**Aim:** Begin at the line containing "Write a component" in the entries below and end at the line containing "const FS = 27;"; transcribe that range exactly and nothing outside it.

**** Data in this exercise ****

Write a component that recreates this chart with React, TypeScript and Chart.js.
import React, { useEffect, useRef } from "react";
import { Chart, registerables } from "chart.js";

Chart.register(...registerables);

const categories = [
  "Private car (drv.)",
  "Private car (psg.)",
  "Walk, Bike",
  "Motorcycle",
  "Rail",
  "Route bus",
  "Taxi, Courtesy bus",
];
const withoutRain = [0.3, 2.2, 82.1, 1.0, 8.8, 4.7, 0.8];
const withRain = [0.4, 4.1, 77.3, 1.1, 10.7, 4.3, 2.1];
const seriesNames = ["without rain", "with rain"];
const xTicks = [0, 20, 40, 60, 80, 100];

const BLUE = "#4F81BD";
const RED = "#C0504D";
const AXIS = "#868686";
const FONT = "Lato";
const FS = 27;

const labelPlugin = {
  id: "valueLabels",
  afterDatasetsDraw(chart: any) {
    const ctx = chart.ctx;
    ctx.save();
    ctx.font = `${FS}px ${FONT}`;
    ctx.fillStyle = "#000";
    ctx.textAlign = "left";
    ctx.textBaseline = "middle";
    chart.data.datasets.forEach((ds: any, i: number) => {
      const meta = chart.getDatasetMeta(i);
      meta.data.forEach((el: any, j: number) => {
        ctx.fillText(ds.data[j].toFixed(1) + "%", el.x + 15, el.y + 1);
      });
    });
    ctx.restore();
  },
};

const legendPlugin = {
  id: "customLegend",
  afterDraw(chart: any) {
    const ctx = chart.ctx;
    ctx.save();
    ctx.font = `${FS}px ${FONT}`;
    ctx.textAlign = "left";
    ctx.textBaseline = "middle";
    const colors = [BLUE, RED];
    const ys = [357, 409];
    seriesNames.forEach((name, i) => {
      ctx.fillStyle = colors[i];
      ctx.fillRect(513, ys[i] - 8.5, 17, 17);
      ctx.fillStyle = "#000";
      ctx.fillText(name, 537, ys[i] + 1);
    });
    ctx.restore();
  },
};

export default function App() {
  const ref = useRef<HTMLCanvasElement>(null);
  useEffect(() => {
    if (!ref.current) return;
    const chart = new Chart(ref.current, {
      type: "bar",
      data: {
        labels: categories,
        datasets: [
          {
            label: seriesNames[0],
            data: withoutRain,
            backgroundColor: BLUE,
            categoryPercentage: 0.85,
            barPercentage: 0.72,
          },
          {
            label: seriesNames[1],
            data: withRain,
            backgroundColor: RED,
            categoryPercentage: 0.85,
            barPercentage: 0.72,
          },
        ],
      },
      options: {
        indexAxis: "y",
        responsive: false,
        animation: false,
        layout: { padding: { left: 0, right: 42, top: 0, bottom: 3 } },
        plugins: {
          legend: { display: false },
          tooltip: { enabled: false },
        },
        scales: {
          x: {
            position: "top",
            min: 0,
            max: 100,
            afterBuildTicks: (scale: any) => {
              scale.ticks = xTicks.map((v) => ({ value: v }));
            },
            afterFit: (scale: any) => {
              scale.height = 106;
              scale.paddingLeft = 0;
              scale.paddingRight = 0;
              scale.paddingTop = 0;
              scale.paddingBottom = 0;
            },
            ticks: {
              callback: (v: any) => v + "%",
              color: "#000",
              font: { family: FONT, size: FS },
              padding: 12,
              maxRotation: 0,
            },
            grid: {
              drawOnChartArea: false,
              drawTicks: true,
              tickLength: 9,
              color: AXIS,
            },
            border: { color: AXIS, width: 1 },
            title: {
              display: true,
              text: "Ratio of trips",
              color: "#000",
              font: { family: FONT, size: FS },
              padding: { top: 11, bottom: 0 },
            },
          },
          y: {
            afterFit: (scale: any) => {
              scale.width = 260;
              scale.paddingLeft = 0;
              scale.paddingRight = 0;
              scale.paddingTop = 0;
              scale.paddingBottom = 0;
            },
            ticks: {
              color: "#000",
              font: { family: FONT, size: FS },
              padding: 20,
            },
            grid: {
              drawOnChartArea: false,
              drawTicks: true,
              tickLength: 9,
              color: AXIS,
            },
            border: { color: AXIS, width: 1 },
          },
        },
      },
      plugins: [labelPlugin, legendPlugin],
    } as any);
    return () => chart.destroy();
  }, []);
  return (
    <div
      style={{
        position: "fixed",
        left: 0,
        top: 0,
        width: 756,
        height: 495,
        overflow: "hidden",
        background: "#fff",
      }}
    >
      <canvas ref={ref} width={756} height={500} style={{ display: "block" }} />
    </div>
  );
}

****
**** Data in this exercise ****

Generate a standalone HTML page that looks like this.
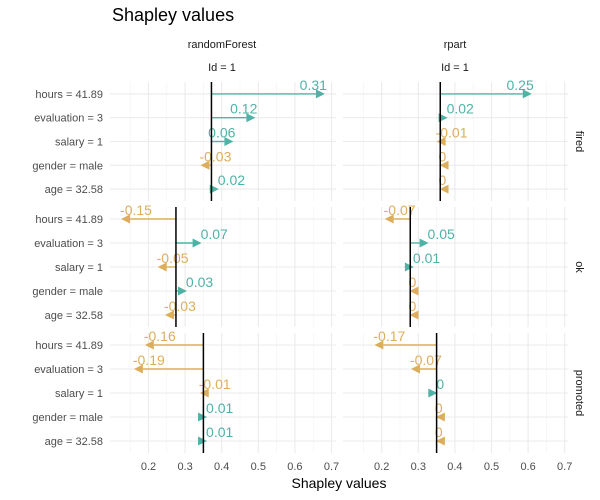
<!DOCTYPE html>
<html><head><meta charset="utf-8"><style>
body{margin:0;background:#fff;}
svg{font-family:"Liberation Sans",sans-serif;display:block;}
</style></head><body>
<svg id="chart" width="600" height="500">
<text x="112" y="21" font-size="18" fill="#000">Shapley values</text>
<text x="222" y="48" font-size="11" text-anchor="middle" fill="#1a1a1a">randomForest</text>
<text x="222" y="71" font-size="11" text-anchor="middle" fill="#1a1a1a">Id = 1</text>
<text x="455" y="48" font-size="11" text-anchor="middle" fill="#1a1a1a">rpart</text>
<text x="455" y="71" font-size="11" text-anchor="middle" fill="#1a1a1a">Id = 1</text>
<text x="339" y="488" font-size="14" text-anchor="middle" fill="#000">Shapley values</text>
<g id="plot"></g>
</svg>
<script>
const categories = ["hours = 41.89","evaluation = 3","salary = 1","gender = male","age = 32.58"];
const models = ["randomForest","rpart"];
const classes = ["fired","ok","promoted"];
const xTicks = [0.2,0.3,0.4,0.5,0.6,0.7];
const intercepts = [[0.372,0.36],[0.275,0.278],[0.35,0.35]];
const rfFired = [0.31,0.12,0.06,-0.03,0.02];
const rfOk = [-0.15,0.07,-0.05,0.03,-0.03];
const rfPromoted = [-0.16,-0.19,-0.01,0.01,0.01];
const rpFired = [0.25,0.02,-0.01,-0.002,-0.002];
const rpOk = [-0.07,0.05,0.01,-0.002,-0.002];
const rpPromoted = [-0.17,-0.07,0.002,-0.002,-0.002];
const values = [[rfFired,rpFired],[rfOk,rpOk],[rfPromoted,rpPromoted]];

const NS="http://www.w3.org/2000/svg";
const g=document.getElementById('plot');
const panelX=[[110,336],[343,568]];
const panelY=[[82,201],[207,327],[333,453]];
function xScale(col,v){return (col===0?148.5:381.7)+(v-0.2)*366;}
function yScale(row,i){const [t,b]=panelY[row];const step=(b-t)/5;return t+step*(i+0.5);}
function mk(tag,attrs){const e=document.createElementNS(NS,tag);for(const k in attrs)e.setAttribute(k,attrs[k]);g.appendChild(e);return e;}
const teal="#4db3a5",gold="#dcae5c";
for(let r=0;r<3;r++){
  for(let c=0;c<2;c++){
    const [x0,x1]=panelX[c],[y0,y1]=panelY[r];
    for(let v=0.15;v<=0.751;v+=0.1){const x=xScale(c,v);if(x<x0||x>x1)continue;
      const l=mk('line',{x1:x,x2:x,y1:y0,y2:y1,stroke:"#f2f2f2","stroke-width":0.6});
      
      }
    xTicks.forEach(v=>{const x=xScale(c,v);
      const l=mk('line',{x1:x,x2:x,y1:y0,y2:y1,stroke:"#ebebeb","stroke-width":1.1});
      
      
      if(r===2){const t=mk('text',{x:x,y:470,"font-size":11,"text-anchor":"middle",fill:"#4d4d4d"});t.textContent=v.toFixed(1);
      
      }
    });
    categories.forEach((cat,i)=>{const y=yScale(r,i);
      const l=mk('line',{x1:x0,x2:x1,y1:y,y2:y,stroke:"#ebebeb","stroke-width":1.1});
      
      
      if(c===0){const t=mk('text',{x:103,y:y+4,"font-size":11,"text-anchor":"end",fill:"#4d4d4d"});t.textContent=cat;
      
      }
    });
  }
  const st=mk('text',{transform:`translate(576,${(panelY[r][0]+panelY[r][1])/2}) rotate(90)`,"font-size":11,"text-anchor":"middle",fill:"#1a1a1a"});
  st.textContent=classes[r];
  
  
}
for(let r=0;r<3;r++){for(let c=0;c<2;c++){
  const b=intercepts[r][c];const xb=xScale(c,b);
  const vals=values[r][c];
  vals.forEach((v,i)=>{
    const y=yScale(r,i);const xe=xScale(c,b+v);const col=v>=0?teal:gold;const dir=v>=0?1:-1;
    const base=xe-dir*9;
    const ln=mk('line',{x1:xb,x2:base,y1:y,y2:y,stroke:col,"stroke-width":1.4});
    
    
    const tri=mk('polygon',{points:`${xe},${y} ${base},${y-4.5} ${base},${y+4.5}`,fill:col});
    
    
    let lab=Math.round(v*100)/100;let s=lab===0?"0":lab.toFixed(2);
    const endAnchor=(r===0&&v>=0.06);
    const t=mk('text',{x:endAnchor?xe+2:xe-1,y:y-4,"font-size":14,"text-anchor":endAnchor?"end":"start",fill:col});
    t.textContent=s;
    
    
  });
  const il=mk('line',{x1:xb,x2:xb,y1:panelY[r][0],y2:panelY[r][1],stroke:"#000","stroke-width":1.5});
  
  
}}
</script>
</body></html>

****

**Response:**
Write a component that recreates this chart with React, TypeScript and Chart.js.
import React, { useEffect, useRef } from "react";
import { Chart, registerables } from "chart.js";

Chart.register(...registerables);

const categories = [
  "Private car (drv.)",
  "Private car (psg.)",
  "Walk, Bike",
  "Motorcycle",
  "Rail",
  "Route bus",
  "Taxi, Courtesy bus",
];
const withoutRain = [0.3, 2.2, 82.1, 1.0, 8.8, 4.7, 0.8];
const withRain = [0.4, 4.1, 77.3, 1.1, 10.7, 4.3, 2.1];
const seriesNames = ["without rain", "with rain"];
const xTicks = [0, 20, 40, 60, 80, 100];

const BLUE = "#4F81BD";
const RED = "#C0504D";
const AXIS = "#868686";
const FONT = "Lato";
const FS = 27;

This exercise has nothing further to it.